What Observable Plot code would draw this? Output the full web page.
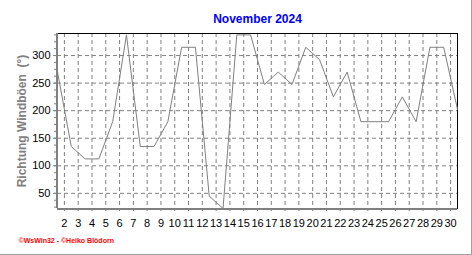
<!DOCTYPE html>
<html>
<head>
<meta charset="utf-8">
<script src="https://cdn.jsdelivr.net/npm/d3@7"></script>
<script src="https://cdn.jsdelivr.net/npm/@observablehq/plot@0.6"></script>
<style>
  body { margin: 0; background: white; }
  #wrap { position: relative; width: 472px; height: 255px; }
  #edge { position: absolute; left: 0; top: 0; width: 471px; height: 254px;
          border-right: 1px solid #a0a0a0; border-bottom: 1px solid #a0a0a0; pointer-events: none; }
</style>
</head>
<body>
<div id="wrap"><div id="edge"></div></div>
<script>
const title = "November 2024";
const yLabel = "Richtung Windböen  (°)";
const footer = "©WsWin32 - ©Heiko Blödorn";
const days = [1,2,3,4,5,6,7,8,9,10,11,12,13,14,15,16,17,18,19,20,21,22,23,24,25,26,27,28,29,30];
const directions = [270,135,112.5,112.5,180,337.5,135,135,180,315,315,45,22.5,337.5,337.5,247.5,270,247.5,315,292.5,225,270,180,180,180,225,180,315,315,202.5];
const yTicks = [50,100,150,200,250,300];
const xTickDays = [2,3,4,5,6,7,8,9,10,11,12,13,14,15,16,17,18,19,20,21,22,23,24,25,26,27,28,29,30];

const data = days.map((d, i) => ({date: new Date(Date.UTC(2024, 10, d, 12)), value: directions[i]}));
const xTicks = xTickDays.map(d => new Date(Date.UTC(2024, 10, d)));
const xDomain = [data[0].date, data[data.length - 1].date];
const yDomain = [22.5, 340];
const minorX = d3.utcHour.every(6).range(xDomain[0], xDomain[1]);
const minorY = d3.range(25, 340, 12.5);
const gray = "#808080";

const chart = Plot.plot({
  width: 472,
  height: 255,
  marginLeft: 57,
  marginRight: 15,
  marginTop: 33,
  marginBottom: 47,
  style: {fontFamily: "'Liberation Sans', Arial, sans-serif", fontSize: "11px", color: "black"},
  x: {type: "utc", domain: xDomain},
  y: {domain: yDomain},
  marks: [
    Plot.gridY(yTicks, {stroke: gray, strokeOpacity: 1, strokeDasharray: "4,3"}),
    Plot.gridX(xTicks, {stroke: gray, strokeOpacity: 1, strokeDasharray: "4,3"}),
    Plot.frame({stroke: "black"}),
    Plot.axisX(minorX, {tickSize: 2, text: null, stroke: gray, label: null}),
    Plot.axisX(xTicks, {tickSize: 3, tickPadding: 8, stroke: gray, fill: "black", tickFormat: d => d.getUTCDate(), label: null}),
    Plot.axisY(minorY, {tickSize: 3, text: null, stroke: gray, label: null}),
    Plot.axisY(yTicks, {tickSize: 4, tickPadding: 3, stroke: gray, fill: "black", label: null}),
    Plot.ruleX([xDomain[0]], {stroke: gray, strokeWidth: 2, dx: -0.5}),
    Plot.ruleY([yDomain[0]], {stroke: gray, strokeWidth: 2, dy: 0.5}),
    Plot.line(data, {x: "date", y: "value", stroke: gray, strokeWidth: 1}),
    Plot.text([yLabel], {frameAnchor: "left", rotate: -90, dx: -35, textAnchor: "middle", lineAnchor: "middle", fill: gray, fontWeight: "bold", fontSize: 12}),
    Plot.text([title], {frameAnchor: "top", dy: -14.5, textAnchor: "middle", lineAnchor: "middle", fill: "#0000ff", fontWeight: "bold", fontSize: 12}),
    Plot.text([footer], {frameAnchor: "bottom-left", dx: -39, dy: 32.5, lineAnchor: "middle", textAnchor: "start", fill: "#ff0000", fontWeight: "bold", fontSize: 7})
  ]
});
document.getElementById("wrap").prepend(chart);
</script>
</body>
</html>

※ ※ ※

* **Task to complete**:
Transcribe the full listing above exactly as it stands, minus the pictures.

* **Solution to this exercise**:
What Observable Plot code would draw this? Output the full web page.
<!DOCTYPE html>
<html>
<head>
<meta charset="utf-8">
<script src="https://cdn.jsdelivr.net/npm/d3@7"></script>
<script src="https://cdn.jsdelivr.net/npm/@observablehq/plot@0.6"></script>
<style>
  body { margin: 0; background: white; }
  #wrap { position: relative; width: 472px; height: 255px; }
  #edge { position: absolute; left: 0; top: 0; width: 471px; height: 254px;
          border-right: 1px solid #a0a0a0; border-bottom: 1px solid #a0a0a0; pointer-events: none; }
</style>
</head>
<body>
<div id="wrap"><div id="edge"></div></div>
<script>
const title = "November 2024";
const yLabel = "Richtung Windböen  (°)";
const footer = "©WsWin32 - ©Heiko Blödorn";
const days = [1,2,3,4,5,6,7,8,9,10,11,12,13,14,15,16,17,18,19,20,21,22,23,24,25,26,27,28,29,30];
const directions = [270,135,112.5,112.5,180,337.5,135,135,180,315,315,45,22.5,337.5,337.5,247.5,270,247.5,315,292.5,225,270,180,180,180,225,180,315,315,202.5];
const yTicks = [50,100,150,200,250,300];
const xTickDays = [2,3,4,5,6,7,8,9,10,11,12,13,14,15,16,17,18,19,20,21,22,23,24,25,26,27,28,29,30];

const data = days.map((d, i) => ({date: new Date(Date.UTC(2024, 10, d, 12)), value: directions[i]}));
const xTicks = xTickDays.map(d => new Date(Date.UTC(2024, 10, d)));
const xDomain = [data[0].date, data[data.length - 1].date];
const yDomain = [22.5, 340];
const minorX = d3.utcHour.every(6).range(xDomain[0], xDomain[1]);
const minorY = d3.range(25, 340, 12.5);
const gray = "#808080";

const chart = Plot.plot({
  width: 472,
  height: 255,
  marginLeft: 57,
  marginRight: 15,
  marginTop: 33,
  marginBottom: 47,
  style: {fontFamily: "'Liberation Sans', Arial, sans-serif", fontSize: "11px", color: "black"},
  x: {type: "utc", domain: xDomain},
  y: {domain: yDomain},
  marks: [
    Plot.gridY(yTicks, {stroke: gray, strokeOpacity: 1, strokeDasharray: "4,3"}),
    Plot.gridX(xTicks, {stroke: gray, strokeOpacity: 1, strokeDasharray: "4,3"}),
    Plot.frame({stroke: "black"}),
    Plot.axisX(minorX, {tickSize: 2, text: null, stroke: gray, label: null}),
    Plot.axisX(xTicks, {tickSize: 3, tickPadding: 8, stroke: gray, fill: "black", tickFormat: d => d.getUTCDate(), label: null}),
    Plot.axisY(minorY, {tickSize: 3, text: null, stroke: gray, label: null}),
    Plot.axisY(yTicks, {tickSize: 4, tickPadding: 3, stroke: gray, fill: "black", label: null}),
    Plot.ruleX([xDomain[0]], {stroke: gray, strokeWidth: 2, dx: -0.5}),
    Plot.ruleY([yDomain[0]], {stroke: gray, strokeWidth: 2, dy: 0.5}),
    Plot.line(data, {x: "date", y: "value", stroke: gray, strokeWidth: 1}),
    Plot.text([yLabel], {frameAnchor: "left", rotate: -90, dx: -35, textAnchor: "middle", lineAnchor: "middle", fill: gray, fontWeight: "bold", fontSize: 12}),
    Plot.text([title], {frameAnchor: "top", dy: -14.5, textAnchor: "middle", lineAnchor: "middle", fill: "#0000ff", fontWeight: "bold", fontSize: 12}),
    Plot.text([footer], {frameAnchor: "bottom-left", dx: -39, dy: 32.5, lineAnchor: "middle", textAnchor: "start", fill: "#ff0000", fontWeight: "bold", fontSize: 7})
  ]
});
document.getElementById("wrap").prepend(chart);
</script>
</body>
</html>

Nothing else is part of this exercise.